>>>>>
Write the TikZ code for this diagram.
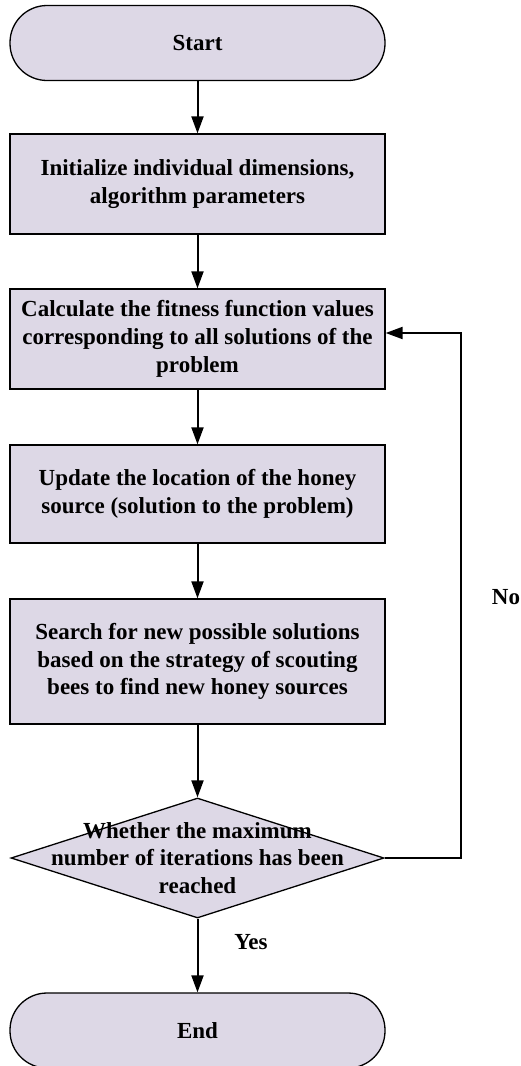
\documentclass[tikz,border=0pt]{standalone}
\usepackage{fontspec}
\setmainfont{Liberation Serif}
\usepackage{tikz}
\usetikzlibrary{shapes.geometric, arrows.meta}

\definecolor{boxfill}{RGB}{221,216,230}

\tikzset{
    terminal/.style={draw, line width=1.3pt, fill=boxfill, rectangle, rounded corners=37pt,
        minimum width=375pt, minimum height=75pt, inner sep=0pt},
    procbox/.style={draw, line width=1.3pt, fill=boxfill, rectangle,
        minimum width=375pt, inner sep=0pt, align=center},
    decision/.style={draw, line width=1.3pt, fill=boxfill, diamond,
        minimum width=373pt, minimum height=120pt, inner sep=0pt},
    flowarrow/.style={line width=2pt, -{Triangle[length=17pt,width=12pt]}},
    flowline/.style={line width=2pt},
}

\begin{document}
\begin{tikzpicture}[x=1pt, y=-1pt, font=\fontsize{23}{27.7}\selectfont\bfseries]
    \useasboundingbox (0,0) rectangle (520,1066);

    % Start and the steps
    \node[terminal] (start) at (197.5,43) {Start};
    \node[procbox, minimum height=100pt] (init) at (197.5,184)
        {Initialize individual dimensions,\\algorithm parameters};
    \node[procbox, minimum height=100pt] (calc) at (197.5,339)
        {Calculate the fitness function values\\corresponding to all solutions of the\\problem};
    \node[procbox, minimum height=98pt] (update) at (197.5,494)
        {Update the location of the honey\\source (solution to the problem)};
    \node[procbox, minimum height=125pt] (search) at (197.5,661.5)
        {Search for new possible solutions\\based on the strategy of scouting\\bees to find new honey sources};

    % Decision
    \node[decision] (dec) at (197.5,858) {};
    \node[align=center, inner sep=0pt] (dectext) at (dec.center)
        {Whether the maximum\\number of iterations has been\\reached};

    % End
    \node[terminal] (end) at (197.5,1030.5) {End};

    % Arrows
    \draw[flowarrow] (start) -- (init);
    \draw[flowarrow] (init) -- (calc);
    \draw[flowarrow] (calc) -- (update);
    \draw[flowarrow] (update) -- (search);
    \draw[flowarrow] (search) -- (dec);
    \draw[flowarrow] (dec) -- (end);

    % Loop back
    \coordinate (loopx) at (461,0);
    \draw[flowarrow] (dec.east) -- (dec.east -| loopx) |- ([yshift=6pt]calc.east);

    % Labels
    \node (yes) at (251,942) {Yes};
    \node (no) at (506,597) {No};
\end{tikzpicture}
\end{document}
<<<<<
Omitting all pictures, restate exactly the lines of the material from its start through the line that contains "(0,0) rectangle (520,1066);".

**The output:**
Write the TikZ code for this diagram.
\documentclass[tikz,border=0pt]{standalone}
\usepackage{fontspec}
\setmainfont{Liberation Serif}
\usepackage{tikz}
\usetikzlibrary{shapes.geometric, arrows.meta}

\definecolor{boxfill}{RGB}{221,216,230}

\tikzset{
    terminal/.style={draw, line width=1.3pt, fill=boxfill, rectangle, rounded corners=37pt,
        minimum width=375pt, minimum height=75pt, inner sep=0pt},
    procbox/.style={draw, line width=1.3pt, fill=boxfill, rectangle,
        minimum width=375pt, inner sep=0pt, align=center},
    decision/.style={draw, line width=1.3pt, fill=boxfill, diamond,
        minimum width=373pt, minimum height=120pt, inner sep=0pt},
    flowarrow/.style={line width=2pt, -{Triangle[length=17pt,width=12pt]}},
    flowline/.style={line width=2pt},
}

\begin{document}
\begin{tikzpicture}[x=1pt, y=-1pt, font=\fontsize{23}{27.7}\selectfont\bfseries]
    \useasboundingbox (0,0) rectangle (520,1066);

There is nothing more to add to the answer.